[EXERCISE] Where a line holds the word "this", copy that line.
——
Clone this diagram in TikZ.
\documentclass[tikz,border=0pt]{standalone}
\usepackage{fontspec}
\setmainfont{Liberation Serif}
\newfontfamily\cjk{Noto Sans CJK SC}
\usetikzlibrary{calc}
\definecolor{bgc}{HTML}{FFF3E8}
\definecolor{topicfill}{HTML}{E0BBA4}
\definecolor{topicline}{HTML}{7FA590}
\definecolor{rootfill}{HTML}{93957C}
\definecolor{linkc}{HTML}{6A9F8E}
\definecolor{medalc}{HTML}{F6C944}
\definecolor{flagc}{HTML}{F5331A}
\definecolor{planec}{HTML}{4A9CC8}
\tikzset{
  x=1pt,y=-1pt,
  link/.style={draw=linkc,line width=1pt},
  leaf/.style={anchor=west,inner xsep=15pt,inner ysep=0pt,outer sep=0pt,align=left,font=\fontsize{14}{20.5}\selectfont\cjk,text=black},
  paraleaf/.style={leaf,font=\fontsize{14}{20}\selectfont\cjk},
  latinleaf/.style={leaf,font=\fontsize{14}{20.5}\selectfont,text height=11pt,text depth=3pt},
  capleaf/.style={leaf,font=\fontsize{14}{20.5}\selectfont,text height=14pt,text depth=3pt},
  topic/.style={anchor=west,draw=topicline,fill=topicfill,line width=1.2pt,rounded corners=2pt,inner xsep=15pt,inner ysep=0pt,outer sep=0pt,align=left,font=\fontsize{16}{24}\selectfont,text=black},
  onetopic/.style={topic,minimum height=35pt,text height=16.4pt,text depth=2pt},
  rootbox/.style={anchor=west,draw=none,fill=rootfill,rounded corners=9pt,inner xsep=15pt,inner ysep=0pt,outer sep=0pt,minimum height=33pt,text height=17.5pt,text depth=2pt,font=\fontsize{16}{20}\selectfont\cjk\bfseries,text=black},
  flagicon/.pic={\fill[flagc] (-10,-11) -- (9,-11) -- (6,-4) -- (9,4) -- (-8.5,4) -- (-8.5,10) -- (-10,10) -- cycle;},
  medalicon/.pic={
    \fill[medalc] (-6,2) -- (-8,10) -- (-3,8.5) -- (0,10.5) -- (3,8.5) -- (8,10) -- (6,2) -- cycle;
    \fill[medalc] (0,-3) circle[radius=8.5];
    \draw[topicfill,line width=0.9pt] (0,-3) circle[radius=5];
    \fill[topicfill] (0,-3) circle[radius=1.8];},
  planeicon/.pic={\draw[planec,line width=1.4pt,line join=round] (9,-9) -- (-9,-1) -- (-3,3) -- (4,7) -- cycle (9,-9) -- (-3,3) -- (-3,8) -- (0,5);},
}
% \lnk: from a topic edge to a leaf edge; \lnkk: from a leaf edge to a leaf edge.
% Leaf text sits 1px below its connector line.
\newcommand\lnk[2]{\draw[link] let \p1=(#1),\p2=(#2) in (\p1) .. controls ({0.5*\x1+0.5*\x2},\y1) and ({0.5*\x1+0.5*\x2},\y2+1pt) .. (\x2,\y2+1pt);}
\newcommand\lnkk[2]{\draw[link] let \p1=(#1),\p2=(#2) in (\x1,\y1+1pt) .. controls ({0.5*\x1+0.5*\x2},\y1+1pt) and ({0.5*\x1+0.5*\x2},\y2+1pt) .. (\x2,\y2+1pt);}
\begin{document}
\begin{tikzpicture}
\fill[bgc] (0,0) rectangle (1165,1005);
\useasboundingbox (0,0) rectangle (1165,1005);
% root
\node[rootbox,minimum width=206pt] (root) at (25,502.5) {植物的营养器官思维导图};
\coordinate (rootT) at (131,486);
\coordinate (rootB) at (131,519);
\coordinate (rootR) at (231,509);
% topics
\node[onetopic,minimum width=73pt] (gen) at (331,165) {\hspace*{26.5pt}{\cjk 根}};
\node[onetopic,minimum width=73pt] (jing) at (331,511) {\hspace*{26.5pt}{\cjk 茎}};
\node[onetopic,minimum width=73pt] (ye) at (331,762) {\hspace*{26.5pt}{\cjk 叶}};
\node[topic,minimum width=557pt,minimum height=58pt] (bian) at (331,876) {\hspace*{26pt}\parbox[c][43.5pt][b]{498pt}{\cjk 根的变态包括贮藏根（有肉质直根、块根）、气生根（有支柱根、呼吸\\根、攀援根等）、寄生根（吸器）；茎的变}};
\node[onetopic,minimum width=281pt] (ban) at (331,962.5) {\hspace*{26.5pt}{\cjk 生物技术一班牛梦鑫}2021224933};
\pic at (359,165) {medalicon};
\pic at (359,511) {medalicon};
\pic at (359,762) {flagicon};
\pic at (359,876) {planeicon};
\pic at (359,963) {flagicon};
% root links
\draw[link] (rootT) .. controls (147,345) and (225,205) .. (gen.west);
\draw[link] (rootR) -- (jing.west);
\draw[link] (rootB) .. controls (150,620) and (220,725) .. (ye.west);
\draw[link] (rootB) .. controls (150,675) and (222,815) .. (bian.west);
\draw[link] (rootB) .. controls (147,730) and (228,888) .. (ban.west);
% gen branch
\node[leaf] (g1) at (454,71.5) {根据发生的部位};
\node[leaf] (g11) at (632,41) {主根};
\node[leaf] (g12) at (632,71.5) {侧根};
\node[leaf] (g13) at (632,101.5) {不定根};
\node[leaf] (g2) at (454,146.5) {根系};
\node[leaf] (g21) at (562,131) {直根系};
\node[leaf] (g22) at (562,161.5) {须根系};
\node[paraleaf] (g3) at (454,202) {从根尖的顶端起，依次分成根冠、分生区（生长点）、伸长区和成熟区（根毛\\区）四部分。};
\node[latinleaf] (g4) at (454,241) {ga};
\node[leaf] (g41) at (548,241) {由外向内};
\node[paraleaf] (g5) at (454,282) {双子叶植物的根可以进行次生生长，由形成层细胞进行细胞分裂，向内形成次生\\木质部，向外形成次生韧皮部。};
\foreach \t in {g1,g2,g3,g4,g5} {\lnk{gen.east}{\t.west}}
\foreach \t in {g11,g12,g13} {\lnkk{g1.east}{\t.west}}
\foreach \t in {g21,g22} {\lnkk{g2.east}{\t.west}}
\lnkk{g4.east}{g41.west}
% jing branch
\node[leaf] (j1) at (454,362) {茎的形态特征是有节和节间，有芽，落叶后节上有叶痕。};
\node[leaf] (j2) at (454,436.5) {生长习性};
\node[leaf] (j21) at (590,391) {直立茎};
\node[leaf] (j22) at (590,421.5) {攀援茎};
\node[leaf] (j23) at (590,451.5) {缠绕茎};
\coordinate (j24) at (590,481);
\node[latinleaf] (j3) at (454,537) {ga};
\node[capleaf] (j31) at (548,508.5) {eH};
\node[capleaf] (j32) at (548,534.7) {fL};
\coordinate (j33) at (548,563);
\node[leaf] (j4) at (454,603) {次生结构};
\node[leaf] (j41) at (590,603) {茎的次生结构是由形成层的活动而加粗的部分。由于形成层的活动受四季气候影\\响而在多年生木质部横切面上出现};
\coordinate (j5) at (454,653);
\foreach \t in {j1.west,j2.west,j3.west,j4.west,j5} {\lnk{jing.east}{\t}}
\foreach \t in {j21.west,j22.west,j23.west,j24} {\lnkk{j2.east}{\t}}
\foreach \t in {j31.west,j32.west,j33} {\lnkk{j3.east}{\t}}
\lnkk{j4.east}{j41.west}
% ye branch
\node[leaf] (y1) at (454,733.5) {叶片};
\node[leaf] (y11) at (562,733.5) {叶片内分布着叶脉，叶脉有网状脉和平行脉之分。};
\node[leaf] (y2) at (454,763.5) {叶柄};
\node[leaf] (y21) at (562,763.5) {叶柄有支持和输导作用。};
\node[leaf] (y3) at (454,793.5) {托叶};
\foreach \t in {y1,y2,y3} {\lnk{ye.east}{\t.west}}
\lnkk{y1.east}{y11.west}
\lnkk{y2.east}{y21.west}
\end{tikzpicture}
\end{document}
——
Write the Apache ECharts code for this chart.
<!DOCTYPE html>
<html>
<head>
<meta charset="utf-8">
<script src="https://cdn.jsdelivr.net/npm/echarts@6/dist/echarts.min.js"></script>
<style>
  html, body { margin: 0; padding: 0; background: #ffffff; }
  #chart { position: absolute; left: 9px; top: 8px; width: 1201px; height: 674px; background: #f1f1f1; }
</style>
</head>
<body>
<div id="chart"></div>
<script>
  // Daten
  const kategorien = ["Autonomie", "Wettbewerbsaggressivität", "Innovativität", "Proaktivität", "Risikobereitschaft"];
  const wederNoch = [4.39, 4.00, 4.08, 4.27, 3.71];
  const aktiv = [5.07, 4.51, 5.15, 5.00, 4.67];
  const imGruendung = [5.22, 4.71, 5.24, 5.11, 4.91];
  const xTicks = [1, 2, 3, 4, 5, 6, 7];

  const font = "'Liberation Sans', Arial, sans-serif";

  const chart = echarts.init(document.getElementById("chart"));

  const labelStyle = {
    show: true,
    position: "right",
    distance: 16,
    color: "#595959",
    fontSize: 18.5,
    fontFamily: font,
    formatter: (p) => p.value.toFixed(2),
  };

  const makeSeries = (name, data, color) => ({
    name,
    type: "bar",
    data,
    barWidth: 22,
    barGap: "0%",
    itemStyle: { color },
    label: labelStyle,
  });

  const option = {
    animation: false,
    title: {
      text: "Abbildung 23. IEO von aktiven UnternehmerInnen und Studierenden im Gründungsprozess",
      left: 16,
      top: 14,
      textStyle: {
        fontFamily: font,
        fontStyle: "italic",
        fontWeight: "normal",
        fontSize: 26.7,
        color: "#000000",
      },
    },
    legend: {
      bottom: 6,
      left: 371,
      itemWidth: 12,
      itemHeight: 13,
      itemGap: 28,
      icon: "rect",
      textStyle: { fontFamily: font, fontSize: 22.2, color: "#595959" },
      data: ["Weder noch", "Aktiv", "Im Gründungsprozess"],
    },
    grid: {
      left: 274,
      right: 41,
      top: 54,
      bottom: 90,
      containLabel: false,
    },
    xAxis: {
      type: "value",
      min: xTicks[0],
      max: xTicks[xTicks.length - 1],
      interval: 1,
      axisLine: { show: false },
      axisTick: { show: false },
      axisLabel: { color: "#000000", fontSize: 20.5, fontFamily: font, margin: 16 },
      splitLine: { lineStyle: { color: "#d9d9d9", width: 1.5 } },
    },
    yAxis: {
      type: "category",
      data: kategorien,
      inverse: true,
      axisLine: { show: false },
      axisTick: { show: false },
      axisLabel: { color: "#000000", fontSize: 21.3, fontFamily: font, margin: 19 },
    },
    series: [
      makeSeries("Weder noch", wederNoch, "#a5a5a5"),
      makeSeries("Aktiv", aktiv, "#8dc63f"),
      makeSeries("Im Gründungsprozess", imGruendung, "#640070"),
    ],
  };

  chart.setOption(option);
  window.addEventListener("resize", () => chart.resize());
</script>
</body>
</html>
——
[SOLVED PROBLEM]
Clone this diagram in TikZ.
Write the Apache ECharts code for this chart.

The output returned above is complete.